I already have the steering wheel, pedals and gearstick. The chair mounts them all, nicely. Instead of putting it up and taking it down on a little unstable table in the lounge... doesn't go down well with the Mrs.. isn't as playable either.


----------



## twentythreedom (Nov 11, 2011)

How much does that set-up cost?


----------



## stuff_it (Nov 11, 2011)

Posho. 

http://www.playseat.com/shop/


----------



## Kanda (Nov 11, 2011)

twentythreedom said:


> How much does that set-up cost?



It was on a deal, £329. Fortunately, my Mrs, her sister, my best friend all put in some money for my birthday, so cost to me is £80. Not on a deal.. about £450 (excluding the wheel etc, which was a Xmas present last year)


----------



## Kanda (Nov 11, 2011)

stuff_it said:


> Posho.
> 
> http://www.playseat.com/shop/



Bore off...


----------



## UnderAnOpenSky (Nov 11, 2011)

If you play a lot of racing games and have the cash 

Can you use them between machines or when you change do you have to buy new ones?


----------



## stuff_it (Nov 11, 2011)

quote="Kanda, post: 10630831"]It was on a deal, £329. Fortunately, my Mrs, her sister, my best friend all put in some money for my birthday, so cost to me is £80. Not on a deal.. about £450 (excluding the wheel etc, which was a Xmas present last year)[/quote]
So next year...





[


----------



## Kid_Eternity (Nov 11, 2011)

That really is fucking sweet, I don't play racing games enough to justify the cost but if I did...


----------



## bi0boy (Nov 11, 2011)

Can you play Skyrim with it?


----------



## Kanda (Nov 11, 2011)

Global Stoner said:


> If you play a lot of racing games and have the cash
> 
> Can you use them between machines or when you change do you have to buy new ones?



It's PS3 exclusive but there is a 3rd party adapter that will make it work with Xbox. (FORZA!!!!)

To be fair, playing those sort of games normally is ok.

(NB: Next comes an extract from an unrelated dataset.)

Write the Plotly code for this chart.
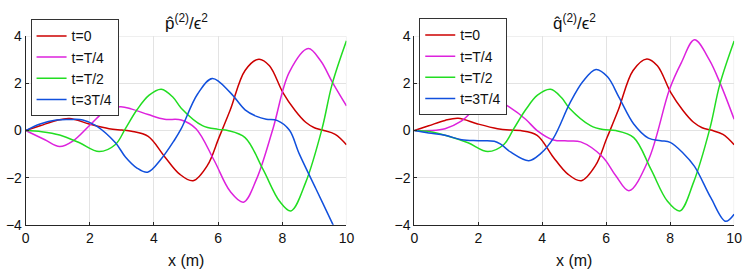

Pop the steering wheel setup in and even my female friends want to get involved... we do Time Trials etc.. it's good fun.


----------



## Kanda (Nov 11, 2011)

bi0boy said:


> Can you play Skyrim with it?



Can you ride dragons?

No, probably not


----------



## stuff_it (Nov 11, 2011)

Kanda said:


> It's PS3 exclusive but there is a 3rd party adapter that will make it work with Xbox. (FORZA!!!!)
> 
> To be fair, playing those sort of games normally is ok. Pop the steering wheel setup in and even my female friends want to get involved... we do Time Trials etc.. it's good fun.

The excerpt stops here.